((

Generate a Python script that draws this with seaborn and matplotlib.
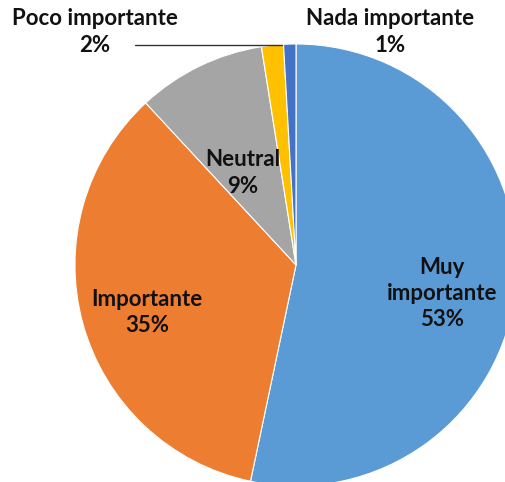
import matplotlib
matplotlib.use("Agg")
import matplotlib.pyplot as plt
import seaborn as sns

# data (shares in percent)
categories = ["Muy\nimportante", "Importante", "Neutral", "Poco importante", "Nada importante"]
values = [53.3, 34.8, 9.4, 1.6, 0.9]
colors = ["#5B9BD5", "#ED7D31", "#A5A5A5", "#FFC000", "#4472C4"]

sns.set_theme(style="white")
plt.rcParams["font.family"] = ["Lato", "DejaVu Sans"]

fig = plt.figure(figsize=(5.06, 4.82), dpi=100)
ax = fig.add_axes([0, 0, 1, 1])

ax.pie(values, colors=colors, startangle=90, counterclock=False, radius=1.0,
       wedgeprops=dict(edgecolor="white", linewidth=0.8))

# label positions (data coords, radius = 1)
label_pos = [(0.66, -0.13), (-0.674, -0.217), (-0.24, 0.416), (-0.909, 1.054), (0.425, 1.054)]
for cat, val, (x, y) in zip(categories, values, label_pos):
    ax.text(x, y, f"{cat}\n{val:.0f}%", ha="center", va="center", fontsize=16,
            fontweight="bold", color="#111111", linespacing=1.3)

# leader line for the small slice
ax.plot([-0.728, -0.063], [0.995, 0.995], color="#333333", linewidth=1.0)

ax.set_xlim(-1.339, 0.950)
ax.set_ylim(-0.982, 1.199)
ax.set_aspect("auto")
ax.axis("off")

fig.savefig("out.png", dpi=100, facecolor="white")
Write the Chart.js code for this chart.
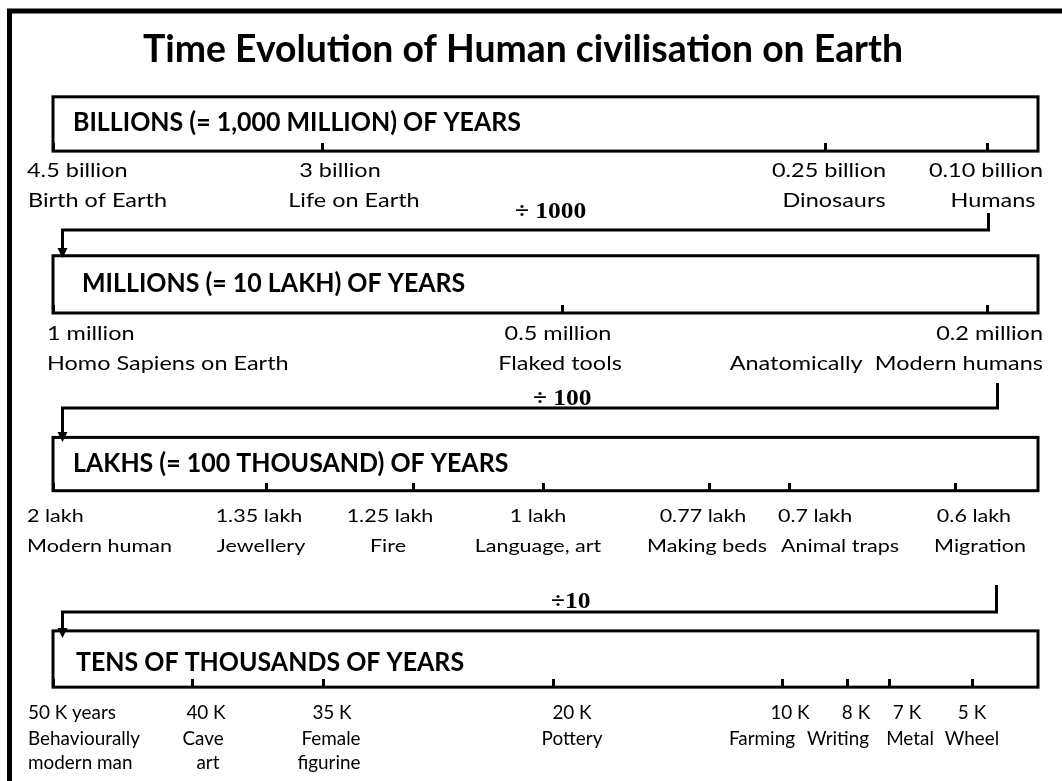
<!DOCTYPE html>
<html>
<head>
<meta charset="utf-8">
<script src="https://cdn.jsdelivr.net/npm/chart.js@4.4.1/dist/chart.umd.min.js"></script>
<style>
  html, body { margin: 0; padding: 0; background: #fff; }
  #wrap { width: 1062px; height: 781px; position: relative; }
</style>
</head>
<body>
<div id="wrap"><canvas id="timeline"></canvas></div>
<script>
// --- data (positions are the schematic places along each timeline bar, 0 = left end, 100 = right end)
const chartTitle = 'Time Evolution of Human civilisation on Earth';
const rowTitles = [
  'BILLIONS (= 1,000 MILLION) OF YEARS',
  'MILLIONS (= 10 LAKH) OF YEARS',
  'LAKHS (= 100 THOUSAND) OF YEARS',
  'TENS OF THOUSANDS OF YEARS'
];
const factors = ['\u00f7 1000', '\u00f7 100', '\u00f710'];

const billionLabels = ['4.5 billion', '3 billion', '0.25 billion', '0.10 billion'];
const billionEvents = [['Birth of Earth'], ['Life on Earth'], ['Dinosaurs'], ['Humans']];
const billionPos = [0, 27.4, 78.4, 94.9];

const millionLabels = ['1 million', '0.5 million', '0.2 million'];
const millionEvents = [['Homo Sapiens on Earth'], ['Flaked tools'], ['Anatomically  Modern humans']];
const millionPos = [0, 51.7, 94.9];

const lakhLabels = ['2 lakh', '1.35 lakh', '1.25 lakh', '1 lakh', '0.77 lakh', '0.7 lakh', '0.6 lakh'];
const lakhEvents = [['Modern human'], ['Jewellery'], ['Fire'], ['Language, art'], ['Making beds'], ['Animal traps'], ['Migration']];
const lakhPos = [0, 21.7, 36.6, 49.8, 66.6, 74.8, 91.6];

const kLabels = ['50 K years', '40 K', '35 K', '20 K', '10 K', '8 K', '7 K', '5 K'];
const kEvents = [['Behaviourally', 'modern man'], ['Cave', 'art'], ['Female', 'figurine'], ['Pottery'], ['Farming'], ['Writing'], ['Metal'], ['Wheel']];
const kPos = [0, 14.2, 27.5, 50.8, 74.1, 80.7, 84.9, 93.3];

const rows = [
  { labels: billionLabels, events: billionEvents, pos: billionPos },
  { labels: millionLabels, events: millionEvents, pos: millionPos },
  { labels: lakhLabels, events: lakhEvents, pos: lakhPos },
  { labels: kLabels, events: kEvents, pos: kPos }
];

// --- layout (pixels on the 1062x781 page)
const LAYOUT = {
  boxTop:    [93, 254, 438, 634],
  boxBottom: [148, 312, 492, 691],
  headX:     [73, 82, 73, 76],
  headBase:  [131, 292, 472, 671],
  lineBase:  [[177, 207], [340, 370], [522, 552], [719, 745, 769]],
  labelFont: ['lab12', 'lab12', 'lab3', 'lab4'],
  // [align, x of line 1, x of line 2, x of line 3]; missing ones reuse the last
  anchors: [
    [['left', 27, 28], ['center', 340, 354], ['center', 829, 834], ['center', 986, 993]],
    [['left', 47], ['center', 558, 560], ['right', 1043]],
    [['left', 27], ['center', 259, 261], ['center', 390, 388], ['center', 538], ['center', 703, 707],
     ['left', 778, 781], ['center', 974, 980]],
    [['left', 28], ['center', 206, 203, 208], ['center', 332, 331, 329], ['center', 572], ['center', 790, 762],
     ['center', 856, 838], ['center', 907, 910], ['center', 972]]
  ],
  // connectors: right drop x (scale units), y from, y of horizontal run, factor text
  connX: [94.9, 95.8, 95.7],
  connLeftX: 0.9,
  connFrom: [213, 383, 585],
  connY: [230, 408, 612],
  factorX: [515, 533, 551],
  factorBase: [218, 405, 608]
};

// font classes: size from cap height, horizontal squeeze fitted to a reference width
const FONTS = {
  title: { font: 'bold 38px Lato', ref: chartTitle, w: 760 },
  head:  { font: 'bold 27px Lato', ref: rowTitles[0], w: 448 },
  lab12: { font: '20px Lato', ref: 'Birth of Earth', w: 139 },
  lab3:  { font: '18px Lato', ref: 'Modern human', w: 145 },
  lab4:  { font: '18.5px Lato', ref: 'Behaviourally', w: 112 },
  div:   { font: 'bold 24px "Liberation Serif"', ref: '1000', w: 51 }
};

function fitFonts(ctx) {
  Object.values(FONTS).forEach(f => {
    ctx.font = f.font;
    f.sx = f.w / ctx.measureText(f.ref).width;
  });
}

function drawText(ctx, s, x, y, cls, align) {
  const f = FONTS[cls];
  ctx.save();
  ctx.font = f.font;
  const w = ctx.measureText(s).width * f.sx;
  const x0 = align === 'center' ? x - w / 2 : align === 'right' ? x - w : x;
  ctx.translate(x0, y);
  ctx.scale(f.sx, 1);
  ctx.textAlign = 'left';
  ctx.textBaseline = 'alphabetic';
  ctx.fillStyle = '#000';
  ctx.fillText(s, 0, 0);
  ctx.restore();
}

// tick mark image: upper half solid, so the mark rises from the bar's bottom edge
const tickImg = document.createElement('canvas');
tickImg.width = 3; tickImg.height = 16;
(function () {
  const t = tickImg.getContext('2d');
  t.fillStyle = '#000';
  t.fillRect(0, 0, 3, 8);
})();

const diagramPlugin = {
  id: 'diagram',
  beforeDatasetsDraw(chart) {
    const ctx = chart.ctx;
    const xs = chart.scales.x, ys = chart.scales.y;
    fitFonts(ctx);
    ctx.save();
    ctx.strokeStyle = '#000';
    ctx.lineCap = 'butt';
    ctx.lineJoin = 'miter';

    // outer frame
    ctx.lineWidth = 5;
    ctx.beginPath();
    ctx.moveTo(9.5, 781);
    ctx.lineTo(9.5, 11);
    ctx.lineTo(1062, 11);
    ctx.stroke();

    drawText(ctx, chartTitle, 523, 62, 'title', 'center');

    const xl = xs.getPixelForValue(0), xr = xs.getPixelForValue(100);
    rows.forEach((row, r) => {
      const yt = ys.getPixelForValue(LAYOUT.boxTop[r]);
      const yb = ys.getPixelForValue(LAYOUT.boxBottom[r]);
      ctx.lineWidth = 3;
      ctx.strokeRect(xl, yt, xr - xl, yb - yt);
      drawText(ctx, rowTitles[r], LAYOUT.headX[r], LAYOUT.headBase[r], 'head', 'left');

      row.labels.forEach((lab, i) => {
        const a = LAYOUT.anchors[r][i];
        const lines = [lab].concat(row.events[i]);
        lines.forEach((ln, k) => {
          const ax = a[Math.min(k + 1, a.length - 1)];
          drawText(ctx, ln, ax, LAYOUT.lineBase[r][k], LAYOUT.labelFont[r], a[0]);
        });
      });
    });

    // connectors between the bars
    LAYOUT.connX.forEach((cx, c) => {
      const xR = Math.round(xs.getPixelForValue(cx)) + 0.5;
      const xL = Math.round(xs.getPixelForValue(LAYOUT.connLeftX)) + 0.5;
      const yh = LAYOUT.connY[c];
      const yNext = LAYOUT.boxTop[c + 1];
      ctx.lineWidth = 3;
      ctx.beginPath();
      ctx.moveTo(xR, LAYOUT.connFrom[c]);
      ctx.lineTo(xR, yh);
      ctx.lineTo(xL, yh);
      ctx.lineTo(xL, yNext - 5);
      ctx.stroke();
      ctx.fillStyle = '#000';
      ctx.beginPath();
      ctx.moveTo(xL - 5, yNext - 6);
      ctx.lineTo(xL + 5, yNext - 6);
      ctx.lineTo(xL, yNext + 4);
      ctx.closePath();
      ctx.fill();
      drawText(ctx, factors[c], LAYOUT.factorX[c], LAYOUT.factorBase[c], 'div', 'left');
    });
    ctx.restore();
  }
};

const datasets = rows.map((row, r) => ({
  label: rowTitles[r],
  data: row.pos.map(p => ({ x: p, y: LAYOUT.boxBottom[r] })),
  pointStyle: tickImg,
  pointRadius: 4,
  showLine: false,
  clip: false
}));

new Chart(document.getElementById('timeline'), {
  type: 'scatter',
  data: { datasets },
  options: {
    responsive: true,
    maintainAspectRatio: false,
    animation: false,
    events: [],
    layout: { padding: { left: 53, right: 24, top: 0, bottom: 0 } },
    plugins: { legend: { display: false }, tooltip: { enabled: false }, title: { display: false } },
    scales: {
      x: { type: 'linear', min: 0, max: 100, display: false },
      y: { type: 'linear', min: 0, max: 781, reverse: true, display: false }
    }
  },
  plugins: [diagramPlugin]
});
</script>
</body>
</html>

))

Set the lines above down again, word for word, from the first through the one containing "import seaborn as sns"; pictures excluded.

→ RESPONSE TO THIS EXERCISE:
Generate a Python script that draws this with seaborn and matplotlib.
import matplotlib
matplotlib.use("Agg")
import matplotlib.pyplot as plt
import seaborn as sns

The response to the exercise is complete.